+++ Information shown +++
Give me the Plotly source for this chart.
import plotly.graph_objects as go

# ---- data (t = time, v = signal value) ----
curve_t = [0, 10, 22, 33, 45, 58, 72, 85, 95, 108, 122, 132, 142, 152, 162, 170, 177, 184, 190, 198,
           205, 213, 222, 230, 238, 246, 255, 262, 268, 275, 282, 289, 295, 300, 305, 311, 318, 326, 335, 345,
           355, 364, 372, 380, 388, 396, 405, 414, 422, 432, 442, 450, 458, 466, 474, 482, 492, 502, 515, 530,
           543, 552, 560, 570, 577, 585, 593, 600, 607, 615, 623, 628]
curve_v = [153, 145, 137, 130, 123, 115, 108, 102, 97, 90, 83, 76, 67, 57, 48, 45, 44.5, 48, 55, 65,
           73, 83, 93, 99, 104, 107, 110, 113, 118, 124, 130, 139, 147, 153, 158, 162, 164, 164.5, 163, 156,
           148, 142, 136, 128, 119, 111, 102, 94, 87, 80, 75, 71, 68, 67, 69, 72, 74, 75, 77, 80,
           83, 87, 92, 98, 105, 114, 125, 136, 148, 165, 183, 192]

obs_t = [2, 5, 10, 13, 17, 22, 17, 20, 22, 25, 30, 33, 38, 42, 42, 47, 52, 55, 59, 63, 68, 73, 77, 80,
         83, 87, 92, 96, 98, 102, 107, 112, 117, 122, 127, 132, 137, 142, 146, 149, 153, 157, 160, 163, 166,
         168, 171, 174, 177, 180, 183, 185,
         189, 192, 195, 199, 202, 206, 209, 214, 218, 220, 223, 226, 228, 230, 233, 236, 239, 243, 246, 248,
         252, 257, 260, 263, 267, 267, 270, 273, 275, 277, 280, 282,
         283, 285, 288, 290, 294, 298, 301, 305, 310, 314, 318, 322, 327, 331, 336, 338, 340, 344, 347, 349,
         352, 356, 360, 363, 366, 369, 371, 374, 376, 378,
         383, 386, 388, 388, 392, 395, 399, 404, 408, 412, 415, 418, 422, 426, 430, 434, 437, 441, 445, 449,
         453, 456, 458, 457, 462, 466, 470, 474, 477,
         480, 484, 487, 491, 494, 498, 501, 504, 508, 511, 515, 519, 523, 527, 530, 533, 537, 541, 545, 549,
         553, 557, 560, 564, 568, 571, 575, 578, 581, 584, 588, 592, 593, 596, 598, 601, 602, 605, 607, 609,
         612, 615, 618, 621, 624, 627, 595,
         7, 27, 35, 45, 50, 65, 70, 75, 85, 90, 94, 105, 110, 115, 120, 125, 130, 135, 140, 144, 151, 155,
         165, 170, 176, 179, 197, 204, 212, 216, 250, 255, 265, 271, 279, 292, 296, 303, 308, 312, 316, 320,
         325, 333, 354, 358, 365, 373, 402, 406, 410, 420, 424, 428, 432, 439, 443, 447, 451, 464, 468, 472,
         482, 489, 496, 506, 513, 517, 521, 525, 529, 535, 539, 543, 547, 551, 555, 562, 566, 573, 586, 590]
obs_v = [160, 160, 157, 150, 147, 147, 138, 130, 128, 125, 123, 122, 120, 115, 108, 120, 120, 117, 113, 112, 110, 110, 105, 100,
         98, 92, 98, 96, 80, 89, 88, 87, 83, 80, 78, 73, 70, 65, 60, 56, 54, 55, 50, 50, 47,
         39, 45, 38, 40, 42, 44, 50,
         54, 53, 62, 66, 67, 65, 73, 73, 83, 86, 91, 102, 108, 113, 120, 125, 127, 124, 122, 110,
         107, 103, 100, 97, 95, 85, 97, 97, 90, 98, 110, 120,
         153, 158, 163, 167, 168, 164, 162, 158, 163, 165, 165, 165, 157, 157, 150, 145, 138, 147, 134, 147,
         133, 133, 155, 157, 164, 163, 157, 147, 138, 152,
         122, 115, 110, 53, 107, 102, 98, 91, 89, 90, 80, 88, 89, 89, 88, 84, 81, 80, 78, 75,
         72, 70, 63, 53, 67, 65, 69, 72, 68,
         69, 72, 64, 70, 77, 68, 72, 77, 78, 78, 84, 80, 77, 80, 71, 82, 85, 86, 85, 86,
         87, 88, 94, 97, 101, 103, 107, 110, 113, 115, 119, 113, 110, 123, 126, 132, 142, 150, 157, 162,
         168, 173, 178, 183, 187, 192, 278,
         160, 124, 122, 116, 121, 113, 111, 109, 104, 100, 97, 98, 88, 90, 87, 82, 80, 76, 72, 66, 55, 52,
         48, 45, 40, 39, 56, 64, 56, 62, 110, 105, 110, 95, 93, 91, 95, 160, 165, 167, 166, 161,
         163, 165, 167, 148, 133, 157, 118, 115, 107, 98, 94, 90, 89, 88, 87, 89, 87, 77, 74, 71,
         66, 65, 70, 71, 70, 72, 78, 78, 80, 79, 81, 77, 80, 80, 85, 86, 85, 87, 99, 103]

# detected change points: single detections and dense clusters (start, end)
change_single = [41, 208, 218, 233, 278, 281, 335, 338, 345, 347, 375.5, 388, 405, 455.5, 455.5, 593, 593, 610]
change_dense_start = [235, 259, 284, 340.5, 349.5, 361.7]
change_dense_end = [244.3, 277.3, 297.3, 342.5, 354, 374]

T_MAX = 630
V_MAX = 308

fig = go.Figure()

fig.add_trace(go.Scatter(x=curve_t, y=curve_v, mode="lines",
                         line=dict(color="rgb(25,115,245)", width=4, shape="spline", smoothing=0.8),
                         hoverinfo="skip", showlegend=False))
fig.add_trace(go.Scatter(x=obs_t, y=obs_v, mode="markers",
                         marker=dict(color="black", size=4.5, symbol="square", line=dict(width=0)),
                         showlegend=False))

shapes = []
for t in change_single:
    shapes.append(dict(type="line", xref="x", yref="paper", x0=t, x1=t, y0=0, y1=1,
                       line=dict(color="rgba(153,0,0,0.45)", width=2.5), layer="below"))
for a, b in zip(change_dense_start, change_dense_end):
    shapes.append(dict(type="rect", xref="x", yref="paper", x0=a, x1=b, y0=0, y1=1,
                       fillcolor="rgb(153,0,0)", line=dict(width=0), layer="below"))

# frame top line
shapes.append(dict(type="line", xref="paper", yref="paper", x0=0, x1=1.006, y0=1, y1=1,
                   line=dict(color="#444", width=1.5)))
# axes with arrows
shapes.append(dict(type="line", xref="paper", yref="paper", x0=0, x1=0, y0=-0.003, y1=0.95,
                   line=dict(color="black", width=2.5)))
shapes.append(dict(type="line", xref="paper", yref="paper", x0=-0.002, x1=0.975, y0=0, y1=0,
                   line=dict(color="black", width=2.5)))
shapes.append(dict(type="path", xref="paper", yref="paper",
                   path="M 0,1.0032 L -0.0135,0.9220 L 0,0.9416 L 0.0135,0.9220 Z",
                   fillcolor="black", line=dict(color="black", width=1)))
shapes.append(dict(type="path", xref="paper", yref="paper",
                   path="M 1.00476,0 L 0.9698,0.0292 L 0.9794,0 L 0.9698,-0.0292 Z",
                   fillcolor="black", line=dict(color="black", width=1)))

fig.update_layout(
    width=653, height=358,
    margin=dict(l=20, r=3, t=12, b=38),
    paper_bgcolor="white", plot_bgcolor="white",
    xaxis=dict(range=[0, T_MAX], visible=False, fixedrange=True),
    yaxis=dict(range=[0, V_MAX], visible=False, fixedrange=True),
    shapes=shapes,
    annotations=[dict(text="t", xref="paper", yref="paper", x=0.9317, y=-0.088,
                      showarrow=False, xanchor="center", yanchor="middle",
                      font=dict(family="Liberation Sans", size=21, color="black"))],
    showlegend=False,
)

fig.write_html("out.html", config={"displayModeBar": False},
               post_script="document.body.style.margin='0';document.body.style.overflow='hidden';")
+++
- What you have to do
Give every line of the material again, exactly as it reads.

- Correct answer
Give me the Plotly source for this chart.
import plotly.graph_objects as go

# ---- data (t = time, v = signal value) ----
curve_t = [0, 10, 22, 33, 45, 58, 72, 85, 95, 108, 122, 132, 142, 152, 162, 170, 177, 184, 190, 198,
           205, 213, 222, 230, 238, 246, 255, 262, 268, 275, 282, 289, 295, 300, 305, 311, 318, 326, 335, 345,
           355, 364, 372, 380, 388, 396, 405, 414, 422, 432, 442, 450, 458, 466, 474, 482, 492, 502, 515, 530,
           543, 552, 560, 570, 577, 585, 593, 600, 607, 615, 623, 628]
curve_v = [153, 145, 137, 130, 123, 115, 108, 102, 97, 90, 83, 76, 67, 57, 48, 45, 44.5, 48, 55, 65,
           73, 83, 93, 99, 104, 107, 110, 113, 118, 124, 130, 139, 147, 153, 158, 162, 164, 164.5, 163, 156,
           148, 142, 136, 128, 119, 111, 102, 94, 87, 80, 75, 71, 68, 67, 69, 72, 74, 75, 77, 80,
           83, 87, 92, 98, 105, 114, 125, 136, 148, 165, 183, 192]

obs_t = [2, 5, 10, 13, 17, 22, 17, 20, 22, 25, 30, 33, 38, 42, 42, 47, 52, 55, 59, 63, 68, 73, 77, 80,
         83, 87, 92, 96, 98, 102, 107, 112, 117, 122, 127, 132, 137, 142, 146, 149, 153, 157, 160, 163, 166,
         168, 171, 174, 177, 180, 183, 185,
         189, 192, 195, 199, 202, 206, 209, 214, 218, 220, 223, 226, 228, 230, 233, 236, 239, 243, 246, 248,
         252, 257, 260, 263, 267, 267, 270, 273, 275, 277, 280, 282,
         283, 285, 288, 290, 294, 298, 301, 305, 310, 314, 318, 322, 327, 331, 336, 338, 340, 344, 347, 349,
         352, 356, 360, 363, 366, 369, 371, 374, 376, 378,
         383, 386, 388, 388, 392, 395, 399, 404, 408, 412, 415, 418, 422, 426, 430, 434, 437, 441, 445, 449,
         453, 456, 458, 457, 462, 466, 470, 474, 477,
         480, 484, 487, 491, 494, 498, 501, 504, 508, 511, 515, 519, 523, 527, 530, 533, 537, 541, 545, 549,
         553, 557, 560, 564, 568, 571, 575, 578, 581, 584, 588, 592, 593, 596, 598, 601, 602, 605, 607, 609,
         612, 615, 618, 621, 624, 627, 595,
         7, 27, 35, 45, 50, 65, 70, 75, 85, 90, 94, 105, 110, 115, 120, 125, 130, 135, 140, 144, 151, 155,
         165, 170, 176, 179, 197, 204, 212, 216, 250, 255, 265, 271, 279, 292, 296, 303, 308, 312, 316, 320,
         325, 333, 354, 358, 365, 373, 402, 406, 410, 420, 424, 428, 432, 439, 443, 447, 451, 464, 468, 472,
         482, 489, 496, 506, 513, 517, 521, 525, 529, 535, 539, 543, 547, 551, 555, 562, 566, 573, 586, 590]
obs_v = [160, 160, 157, 150, 147, 147, 138, 130, 128, 125, 123, 122, 120, 115, 108, 120, 120, 117, 113, 112, 110, 110, 105, 100,
         98, 92, 98, 96, 80, 89, 88, 87, 83, 80, 78, 73, 70, 65, 60, 56, 54, 55, 50, 50, 47,
         39, 45, 38, 40, 42, 44, 50,
         54, 53, 62, 66, 67, 65, 73, 73, 83, 86, 91, 102, 108, 113, 120, 125, 127, 124, 122, 110,
         107, 103, 100, 97, 95, 85, 97, 97, 90, 98, 110, 120,
         153, 158, 163, 167, 168, 164, 162, 158, 163, 165, 165, 165, 157, 157, 150, 145, 138, 147, 134, 147,
         133, 133, 155, 157, 164, 163, 157, 147, 138, 152,
         122, 115, 110, 53, 107, 102, 98, 91, 89, 90, 80, 88, 89, 89, 88, 84, 81, 80, 78, 75,
         72, 70, 63, 53, 67, 65, 69, 72, 68,
         69, 72, 64, 70, 77, 68, 72, 77, 78, 78, 84, 80, 77, 80, 71, 82, 85, 86, 85, 86,
         87, 88, 94, 97, 101, 103, 107, 110, 113, 115, 119, 113, 110, 123, 126, 132, 142, 150, 157, 162,
         168, 173, 178, 183, 187, 192, 278,
         160, 124, 122, 116, 121, 113, 111, 109, 104, 100, 97, 98, 88, 90, 87, 82, 80, 76, 72, 66, 55, 52,
         48, 45, 40, 39, 56, 64, 56, 62, 110, 105, 110, 95, 93, 91, 95, 160, 165, 167, 166, 161,
         163, 165, 167, 148, 133, 157, 118, 115, 107, 98, 94, 90, 89, 88, 87, 89, 87, 77, 74, 71,
         66, 65, 70, 71, 70, 72, 78, 78, 80, 79, 81, 77, 80, 80, 85, 86, 85, 87, 99, 103]

# detected change points: single detections and dense clusters (start, end)
change_single = [41, 208, 218, 233, 278, 281, 335, 338, 345, 347, 375.5, 388, 405, 455.5, 455.5, 593, 593, 610]
change_dense_start = [235, 259, 284, 340.5, 349.5, 361.7]
change_dense_end = [244.3, 277.3, 297.3, 342.5, 354, 374]

T_MAX = 630
V_MAX = 308

fig = go.Figure()

fig.add_trace(go.Scatter(x=curve_t, y=curve_v, mode="lines",
                         line=dict(color="rgb(25,115,245)", width=4, shape="spline", smoothing=0.8),
                         hoverinfo="skip", showlegend=False))
fig.add_trace(go.Scatter(x=obs_t, y=obs_v, mode="markers",
                         marker=dict(color="black", size=4.5, symbol="square", line=dict(width=0)),
                         showlegend=False))

shapes = []
for t in change_single:
    shapes.append(dict(type="line", xref="x", yref="paper", x0=t, x1=t, y0=0, y1=1,
                       line=dict(color="rgba(153,0,0,0.45)", width=2.5), layer="below"))
for a, b in zip(change_dense_start, change_dense_end):
    shapes.append(dict(type="rect", xref="x", yref="paper", x0=a, x1=b, y0=0, y1=1,
                       fillcolor="rgb(153,0,0)", line=dict(width=0), layer="below"))

# frame top line
shapes.append(dict(type="line", xref="paper", yref="paper", x0=0, x1=1.006, y0=1, y1=1,
                   line=dict(color="#444", width=1.5)))
# axes with arrows
shapes.append(dict(type="line", xref="paper", yref="paper", x0=0, x1=0, y0=-0.003, y1=0.95,
                   line=dict(color="black", width=2.5)))
shapes.append(dict(type="line", xref="paper", yref="paper", x0=-0.002, x1=0.975, y0=0, y1=0,
                   line=dict(color="black", width=2.5)))
shapes.append(dict(type="path", xref="paper", yref="paper",
                   path="M 0,1.0032 L -0.0135,0.9220 L 0,0.9416 L 0.0135,0.9220 Z",
                   fillcolor="black", line=dict(color="black", width=1)))
shapes.append(dict(type="path", xref="paper", yref="paper",
                   path="M 1.00476,0 L 0.9698,0.0292 L 0.9794,0 L 0.9698,-0.0292 Z",
                   fillcolor="black", line=dict(color="black", width=1)))

fig.update_layout(
    width=653, height=358,
    margin=dict(l=20, r=3, t=12, b=38),
    paper_bgcolor="white", plot_bgcolor="white",
    xaxis=dict(range=[0, T_MAX], visible=False, fixedrange=True),
    yaxis=dict(range=[0, V_MAX], visible=False, fixedrange=True),
    shapes=shapes,
    annotations=[dict(text="t", xref="paper", yref="paper", x=0.9317, y=-0.088,
                      showarrow=False, xanchor="center", yanchor="middle",
                      font=dict(family="Liberation Sans", size=21, color="black"))],
    showlegend=False,
)

fig.write_html("out.html", config={"displayModeBar": False},
               post_script="document.body.style.margin='0';document.body.style.overflow='hidden';")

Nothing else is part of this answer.